═════ EXTRACTED DATA ═════

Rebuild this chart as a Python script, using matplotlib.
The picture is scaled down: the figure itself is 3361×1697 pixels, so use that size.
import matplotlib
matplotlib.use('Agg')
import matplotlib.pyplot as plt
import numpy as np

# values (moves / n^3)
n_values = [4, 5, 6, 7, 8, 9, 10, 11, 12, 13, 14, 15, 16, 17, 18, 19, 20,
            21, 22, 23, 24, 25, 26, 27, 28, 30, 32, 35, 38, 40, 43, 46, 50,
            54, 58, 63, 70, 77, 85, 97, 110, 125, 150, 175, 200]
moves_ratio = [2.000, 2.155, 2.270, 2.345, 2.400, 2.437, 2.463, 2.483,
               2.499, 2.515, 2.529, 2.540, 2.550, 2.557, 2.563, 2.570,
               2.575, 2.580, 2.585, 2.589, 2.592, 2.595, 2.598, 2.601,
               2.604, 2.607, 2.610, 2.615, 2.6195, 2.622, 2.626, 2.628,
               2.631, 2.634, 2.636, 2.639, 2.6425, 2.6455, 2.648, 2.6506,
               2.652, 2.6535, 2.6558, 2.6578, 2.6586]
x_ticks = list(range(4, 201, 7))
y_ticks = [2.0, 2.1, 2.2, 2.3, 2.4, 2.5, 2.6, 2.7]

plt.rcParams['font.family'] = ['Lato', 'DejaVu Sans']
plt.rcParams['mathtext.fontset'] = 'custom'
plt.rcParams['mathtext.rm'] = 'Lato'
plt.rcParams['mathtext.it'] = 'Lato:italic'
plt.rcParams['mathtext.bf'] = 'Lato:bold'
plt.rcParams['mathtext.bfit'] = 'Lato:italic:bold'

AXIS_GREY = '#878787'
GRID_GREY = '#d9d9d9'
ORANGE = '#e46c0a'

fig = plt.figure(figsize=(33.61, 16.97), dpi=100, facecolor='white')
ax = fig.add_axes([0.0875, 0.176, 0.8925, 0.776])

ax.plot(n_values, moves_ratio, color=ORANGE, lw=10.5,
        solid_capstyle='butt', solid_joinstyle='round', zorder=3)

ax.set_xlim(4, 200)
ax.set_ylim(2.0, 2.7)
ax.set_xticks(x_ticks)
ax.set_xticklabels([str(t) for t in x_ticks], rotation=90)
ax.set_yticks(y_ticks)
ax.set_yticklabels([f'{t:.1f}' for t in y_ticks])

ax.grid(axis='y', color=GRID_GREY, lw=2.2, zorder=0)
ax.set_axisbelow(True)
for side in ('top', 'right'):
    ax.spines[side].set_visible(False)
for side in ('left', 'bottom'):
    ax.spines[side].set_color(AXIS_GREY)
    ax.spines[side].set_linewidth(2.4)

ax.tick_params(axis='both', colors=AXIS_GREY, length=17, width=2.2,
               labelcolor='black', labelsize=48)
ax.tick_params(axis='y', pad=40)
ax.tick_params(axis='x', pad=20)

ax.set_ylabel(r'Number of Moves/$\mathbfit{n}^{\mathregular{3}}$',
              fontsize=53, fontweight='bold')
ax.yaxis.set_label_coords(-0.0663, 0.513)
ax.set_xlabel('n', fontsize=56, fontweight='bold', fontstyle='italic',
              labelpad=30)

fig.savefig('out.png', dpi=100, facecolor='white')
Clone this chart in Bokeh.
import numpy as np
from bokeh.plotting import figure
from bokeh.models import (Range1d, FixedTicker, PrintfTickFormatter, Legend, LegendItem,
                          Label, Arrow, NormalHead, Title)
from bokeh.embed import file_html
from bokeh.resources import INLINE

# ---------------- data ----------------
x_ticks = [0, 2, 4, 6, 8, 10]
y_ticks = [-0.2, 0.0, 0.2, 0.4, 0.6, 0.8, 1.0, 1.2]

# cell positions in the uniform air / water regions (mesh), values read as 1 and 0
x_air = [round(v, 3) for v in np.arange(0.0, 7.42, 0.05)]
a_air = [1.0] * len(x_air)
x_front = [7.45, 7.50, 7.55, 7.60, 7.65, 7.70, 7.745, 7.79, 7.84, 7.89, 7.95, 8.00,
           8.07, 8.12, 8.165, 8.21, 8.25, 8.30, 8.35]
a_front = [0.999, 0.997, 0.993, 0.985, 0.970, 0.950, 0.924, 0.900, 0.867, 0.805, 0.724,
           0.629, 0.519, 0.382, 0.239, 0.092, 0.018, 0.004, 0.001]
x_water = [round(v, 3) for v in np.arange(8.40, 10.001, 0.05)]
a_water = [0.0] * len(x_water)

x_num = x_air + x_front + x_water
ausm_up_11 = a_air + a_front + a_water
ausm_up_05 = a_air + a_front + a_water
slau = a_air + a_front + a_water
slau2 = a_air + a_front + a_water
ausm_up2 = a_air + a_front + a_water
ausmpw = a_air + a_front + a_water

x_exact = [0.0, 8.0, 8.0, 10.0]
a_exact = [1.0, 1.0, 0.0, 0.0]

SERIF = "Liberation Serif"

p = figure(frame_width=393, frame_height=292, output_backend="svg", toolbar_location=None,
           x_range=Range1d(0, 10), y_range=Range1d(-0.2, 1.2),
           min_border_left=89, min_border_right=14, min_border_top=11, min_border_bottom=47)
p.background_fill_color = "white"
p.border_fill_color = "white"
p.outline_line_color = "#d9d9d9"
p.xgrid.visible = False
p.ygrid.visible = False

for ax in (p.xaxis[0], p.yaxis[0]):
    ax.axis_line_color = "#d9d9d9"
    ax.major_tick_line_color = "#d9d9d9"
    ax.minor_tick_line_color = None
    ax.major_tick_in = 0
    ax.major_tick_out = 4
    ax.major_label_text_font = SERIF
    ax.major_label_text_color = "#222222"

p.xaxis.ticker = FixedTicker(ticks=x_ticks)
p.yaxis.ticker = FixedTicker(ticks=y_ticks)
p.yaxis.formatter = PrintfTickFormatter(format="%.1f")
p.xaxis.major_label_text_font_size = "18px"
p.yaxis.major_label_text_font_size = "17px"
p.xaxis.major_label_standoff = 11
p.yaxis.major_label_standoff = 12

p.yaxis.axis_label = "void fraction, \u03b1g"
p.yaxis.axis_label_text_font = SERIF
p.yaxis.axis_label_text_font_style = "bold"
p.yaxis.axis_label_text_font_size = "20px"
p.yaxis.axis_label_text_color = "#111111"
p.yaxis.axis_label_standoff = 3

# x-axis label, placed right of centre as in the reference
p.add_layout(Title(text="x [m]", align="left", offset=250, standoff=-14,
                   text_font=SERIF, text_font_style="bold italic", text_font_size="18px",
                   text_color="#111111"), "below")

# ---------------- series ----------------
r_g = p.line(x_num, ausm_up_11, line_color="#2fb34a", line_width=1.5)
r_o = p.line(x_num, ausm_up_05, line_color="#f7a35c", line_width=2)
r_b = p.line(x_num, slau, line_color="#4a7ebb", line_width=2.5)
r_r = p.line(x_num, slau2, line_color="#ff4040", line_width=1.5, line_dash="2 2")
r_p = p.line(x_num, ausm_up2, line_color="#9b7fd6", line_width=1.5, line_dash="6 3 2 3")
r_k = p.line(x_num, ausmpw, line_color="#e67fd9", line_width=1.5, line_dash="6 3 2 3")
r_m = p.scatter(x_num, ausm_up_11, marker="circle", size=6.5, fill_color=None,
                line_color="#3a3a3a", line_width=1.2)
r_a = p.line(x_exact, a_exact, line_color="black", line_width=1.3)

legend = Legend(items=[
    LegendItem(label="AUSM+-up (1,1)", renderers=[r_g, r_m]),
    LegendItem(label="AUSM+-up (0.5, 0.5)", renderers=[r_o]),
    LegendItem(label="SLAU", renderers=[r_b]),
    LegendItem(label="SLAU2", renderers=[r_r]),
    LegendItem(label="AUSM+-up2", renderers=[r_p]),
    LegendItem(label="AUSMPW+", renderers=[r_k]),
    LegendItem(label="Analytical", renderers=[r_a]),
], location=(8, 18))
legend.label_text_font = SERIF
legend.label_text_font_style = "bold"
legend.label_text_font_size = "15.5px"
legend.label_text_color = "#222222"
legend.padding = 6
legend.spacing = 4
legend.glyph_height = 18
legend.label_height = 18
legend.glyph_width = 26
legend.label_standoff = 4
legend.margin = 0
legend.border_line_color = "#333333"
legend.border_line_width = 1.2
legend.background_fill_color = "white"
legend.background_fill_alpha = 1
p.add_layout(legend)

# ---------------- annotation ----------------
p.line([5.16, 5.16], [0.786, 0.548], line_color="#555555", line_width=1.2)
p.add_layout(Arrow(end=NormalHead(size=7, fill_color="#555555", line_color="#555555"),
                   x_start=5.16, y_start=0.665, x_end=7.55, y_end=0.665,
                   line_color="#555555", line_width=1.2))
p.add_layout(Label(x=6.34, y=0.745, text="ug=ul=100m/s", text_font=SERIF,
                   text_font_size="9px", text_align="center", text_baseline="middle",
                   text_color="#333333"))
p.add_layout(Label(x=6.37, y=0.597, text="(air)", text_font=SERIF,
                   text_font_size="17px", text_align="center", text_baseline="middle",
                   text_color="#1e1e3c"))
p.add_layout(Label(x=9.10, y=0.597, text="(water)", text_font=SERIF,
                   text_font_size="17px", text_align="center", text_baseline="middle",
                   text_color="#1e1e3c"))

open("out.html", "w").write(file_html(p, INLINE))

═════

# SET PROBLEM:
Reproduce exactly the lines from the one containing "The picture is" through the one containing "plt.rcParams['mathtext.bfit'] = 'Lato:italic:bold'", inclusive, and nothing else.

# FULL ANSWER:
The picture is scaled down: the figure itself is 3361×1697 pixels, so use that size.
import matplotlib
matplotlib.use('Agg')
import matplotlib.pyplot as plt
import numpy as np

# values (moves / n^3)
n_values = [4, 5, 6, 7, 8, 9, 10, 11, 12, 13, 14, 15, 16, 17, 18, 19, 20,
            21, 22, 23, 24, 25, 26, 27, 28, 30, 32, 35, 38, 40, 43, 46, 50,
            54, 58, 63, 70, 77, 85, 97, 110, 125, 150, 175, 200]
moves_ratio = [2.000, 2.155, 2.270, 2.345, 2.400, 2.437, 2.463, 2.483,
               2.499, 2.515, 2.529, 2.540, 2.550, 2.557, 2.563, 2.570,
               2.575, 2.580, 2.585, 2.589, 2.592, 2.595, 2.598, 2.601,
               2.604, 2.607, 2.610, 2.615, 2.6195, 2.622, 2.626, 2.628,
               2.631, 2.634, 2.636, 2.639, 2.6425, 2.6455, 2.648, 2.6506,
               2.652, 2.6535, 2.6558, 2.6578, 2.6586]
x_ticks = list(range(4, 201, 7))
y_ticks = [2.0, 2.1, 2.2, 2.3, 2.4, 2.5, 2.6, 2.7]

plt.rcParams['font.family'] = ['Lato', 'DejaVu Sans']
plt.rcParams['mathtext.fontset'] = 'custom'
plt.rcParams['mathtext.rm'] = 'Lato'
plt.rcParams['mathtext.it'] = 'Lato:italic'
plt.rcParams['mathtext.bf'] = 'Lato:bold'
plt.rcParams['mathtext.bfit'] = 'Lato:italic:bold'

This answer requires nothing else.